The Asian scores seem to have gone up a bit relative to the other groups. A 750 on the math section is only at the 88th percentile level for Asians overall. Undoubtedly this percentile would be even lower if the category focused on East Asians alone.

Ian Smith said...

"Undoubtedly this percentile would be even lower if the category focused on East Asians alone."

WRONG! Typical Chinese racist.

Subcontinentals outscore Chinese, Koreans, etc.

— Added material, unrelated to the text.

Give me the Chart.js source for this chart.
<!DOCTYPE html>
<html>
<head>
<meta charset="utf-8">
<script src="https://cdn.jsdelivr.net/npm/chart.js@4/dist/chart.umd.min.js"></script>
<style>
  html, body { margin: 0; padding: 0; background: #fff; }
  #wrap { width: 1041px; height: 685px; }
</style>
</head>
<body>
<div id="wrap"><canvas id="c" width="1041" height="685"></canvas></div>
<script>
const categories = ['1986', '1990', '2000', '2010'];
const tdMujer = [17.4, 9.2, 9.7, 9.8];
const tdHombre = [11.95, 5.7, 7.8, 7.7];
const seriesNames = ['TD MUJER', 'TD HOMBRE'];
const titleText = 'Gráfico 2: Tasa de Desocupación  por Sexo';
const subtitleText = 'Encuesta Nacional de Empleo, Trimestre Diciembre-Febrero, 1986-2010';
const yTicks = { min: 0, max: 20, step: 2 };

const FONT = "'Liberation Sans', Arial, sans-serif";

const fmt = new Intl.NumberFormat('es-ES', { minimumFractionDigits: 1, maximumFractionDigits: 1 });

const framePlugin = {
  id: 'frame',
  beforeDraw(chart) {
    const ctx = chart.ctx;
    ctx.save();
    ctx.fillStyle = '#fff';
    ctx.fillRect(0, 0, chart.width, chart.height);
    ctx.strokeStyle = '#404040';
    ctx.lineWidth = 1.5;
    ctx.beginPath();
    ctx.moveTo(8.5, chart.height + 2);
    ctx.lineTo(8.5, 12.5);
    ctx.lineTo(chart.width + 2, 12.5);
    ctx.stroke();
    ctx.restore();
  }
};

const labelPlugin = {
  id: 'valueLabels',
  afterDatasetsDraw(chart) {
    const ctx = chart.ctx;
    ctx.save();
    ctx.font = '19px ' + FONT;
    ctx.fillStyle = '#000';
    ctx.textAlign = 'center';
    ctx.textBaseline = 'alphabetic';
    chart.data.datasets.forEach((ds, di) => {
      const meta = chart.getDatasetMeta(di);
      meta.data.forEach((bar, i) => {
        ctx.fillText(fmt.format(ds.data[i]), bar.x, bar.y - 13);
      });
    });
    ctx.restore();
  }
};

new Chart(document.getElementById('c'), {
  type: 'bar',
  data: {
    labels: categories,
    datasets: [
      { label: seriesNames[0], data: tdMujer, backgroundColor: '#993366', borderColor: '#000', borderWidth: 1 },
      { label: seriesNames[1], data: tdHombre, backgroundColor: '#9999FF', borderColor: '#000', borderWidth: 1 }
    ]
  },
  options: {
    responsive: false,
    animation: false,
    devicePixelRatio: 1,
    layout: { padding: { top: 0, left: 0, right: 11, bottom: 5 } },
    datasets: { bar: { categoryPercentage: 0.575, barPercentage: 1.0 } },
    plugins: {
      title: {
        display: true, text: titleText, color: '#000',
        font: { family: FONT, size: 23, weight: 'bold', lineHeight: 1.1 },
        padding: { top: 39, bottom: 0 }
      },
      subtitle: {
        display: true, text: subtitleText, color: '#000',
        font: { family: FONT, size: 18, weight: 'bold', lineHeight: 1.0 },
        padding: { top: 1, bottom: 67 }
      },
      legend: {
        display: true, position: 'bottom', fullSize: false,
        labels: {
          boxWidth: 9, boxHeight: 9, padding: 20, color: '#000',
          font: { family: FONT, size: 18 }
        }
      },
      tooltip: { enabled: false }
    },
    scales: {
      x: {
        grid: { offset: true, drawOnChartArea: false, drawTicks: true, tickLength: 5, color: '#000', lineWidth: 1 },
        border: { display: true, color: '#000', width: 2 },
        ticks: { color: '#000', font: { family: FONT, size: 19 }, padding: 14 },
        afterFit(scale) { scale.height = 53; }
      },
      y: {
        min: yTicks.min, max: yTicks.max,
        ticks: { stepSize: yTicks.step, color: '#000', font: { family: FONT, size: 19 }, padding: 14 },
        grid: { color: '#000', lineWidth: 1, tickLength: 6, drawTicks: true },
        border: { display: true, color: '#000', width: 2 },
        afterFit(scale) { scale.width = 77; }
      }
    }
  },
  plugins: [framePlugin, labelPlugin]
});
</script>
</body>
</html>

Are Saudis classed as Asians here?

Yan Shen said...

I'm guessing that Indian Americans, if that's who you're referring to, have lower SAT math scores, but higher SAT verbal scores relative to East Asians. But even if they had slightly higher SAT math scores, I'm assuming that removing South East Asians and Pacific Islanders from the total would result in a net gain if one were to focus on East Asian scores alone.

Yan Shen said...

By the way, when did posting or speculating about nothing more than hard statistics qualify one as being a racist? I never speculated as to the reason why certain groups tend to score lower than others. :)

Ian Smith said...

Regarding the history/english graph:

Yet another reason to HATE America and its professors.

Unknown said...

"There is a third factor."

There's a fourth factor. Some students underachieve on SATs because they don't give a shit about them. Says nothing about their lack of natural ability.

Adam Isom said...

It's not an error, but it must be acknowledged: the "average" motivation of a student at college is very low from my perspective.

Oh, sure, people everywhere will *say* they're ambitious and motivated, and *think* that they are, but in fact few students spend more than 1 hour out of class for every hour in class, certainly *not* 3 hours.

And I'm saying that this needs to be taken into account, because I expect that anyone with a Sat-M over 700 could get a 3.5 GPA in a physics major at a vast majority of universities.